Qu’est-ce que la vieillesse ? Existe-t-il des modifications psychologiques ? Qu’en est-il de l’estime de soi ? Le réseau social améliore-t-il les fonctions cognitives des seniors ? Autant de questions abordées dans l’interview de Mme Claudia Leuly-Joncart, neuropsychologue réalisée par Dr Carolle Chatot-Henry, gériatre.
Parler de la vieillesse n’est pas toujours évident, définir cette période de vie l’est encore moins. La vieillesse, en elle-même, est du réel qui fait effet, dans le rapport à ce qu’il fut, à ce qu’il est, à ce qu’il sera. Tout un chacun est confronté à des interrogations relatives à son identité qui vacille.
A quel moment je peux parler de la vieillesse ?
Je dirais qu’il n’est pas possible de définir le moment du passage dans la vieillesse, les seuls critères dont nous disposons sont des critères physiologiques. En effet, ce sont les défaillances physiologiques qui imposent à la conscience de la personne le sentiment de ses limites et lui rappellent la loi irréversible de l’évolution.
Ce sont d’abord les organes qui vieillissent, l’apparence physique qui change, les déficits fonctionnels qui s’imposent, l’état de santé qui se modifie.
Il est difficile de fixer le moment de la vieillesse, d’une façon générale la problématique de l’évolution est différente pour chacun…
Les variables biologiques, les métabolismes individuels, les modes de vie etc. sont en cause. On a « l’âge de ses artères », disent les uns, peut-être que l’on à « l’âge de son désir ».
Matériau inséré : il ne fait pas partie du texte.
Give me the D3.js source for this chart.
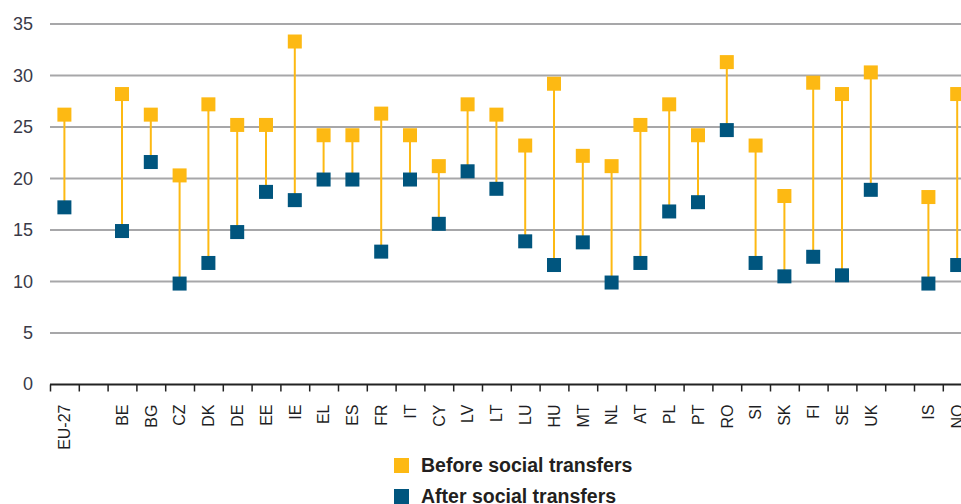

La vieillesse est vécue comme une épreuve. Dans un premier temps, c’est celle des autres et voici qu’à son tour la personne la rencontre à travers ce qui vient lui faire défaut. Cette rencontre est généralement difficile. Elle implique l’entrée dans une succession de difficultés plus ou moins intenses impliquant des crises que tout un chacun devra bien résoudre pour continuer à vivre, à exister.
Dans la vieillesse, il est plutôt question de pertes, il s’agit de faire le deuil de ce que l’on était, de nos compétences, de ce que l’on avait.
Il y a des personnes âgées qui réussissent mieux leur vieillesse que d’autres.
La vieillesse c’est quelque chose qui se prépare, qui s’organise pour mieux se vivre.
Avec le vieillissement existe-t-il des modifications psychologiques en rapport avec des modifications physiques ?
L’avancée en âge confronte la personne à des pertes répétées touchant à la fois le corps (séduction, capacités physiques, etc.), l’image de soi, la mort d’autrui (perte du conjoint, d’un ami, etc.), des fonctions cognitives (déclin mnésique, troubles attentionnels, etc.) et à sa propre mort.
Ce corps qui vieillit, ne vieillit pas silencieusement. Il modifie irrévocablement l’image de soi et l’image que l’on renvoie aux autres par les transformations extérieures liées au corps (rides, cheveux blancs, postures, etc.). Ces modifications corporelles participent à la prise de conscience de l’avancée en âge. Elles sont en règle générale vécues péjorativement et contribuent à la fragilisation de l’image de soi et à l’acceptation de ce que l’on devient, remettant en cause l’amour et l’investissement de soi.
Lorsqu’il fait souffrir, lorsqu’il défaille, lorsque le corps est malade, il s’apparente alors au corps déplaisir. Ce vécu est dépendant des stratégies d’adaptation ou mécanismes de défense que la personne est susceptible de mobiliser pour faire face aux aléas du vieillissement.
Au-delà de l’aspect physique et corporel, l’âge bouleverse également différentes fonctions cognitives. Il en résulte un ralentissement psychomoteur et une atteinte de différentes fonctions cognitives dont l’attention et la mémoire seraient les plus vulnérables. La prise de conscience d’une diminution de la vitesse et des habiletés idéomotrices implique un renoncement et un travail de deuil en regard des performances antérieures. Par ailleurs, le déclin mnésique confronte à la perte identitaire, à l’oubli de sa propre histoire et à l’angoisse d’être atteint d’une pathologie neurodégénérative.
On peut également dire qu’il en est de même du vieillissement des organes sensoriels et périphériques (baisse de l’audition, de la vue, etc.) qui participent aux difficultés d’adaptation à l’environnement et au retrait quant aux relations interpersonnelles, favorisant le repli sur soi et le sentiment de solitude.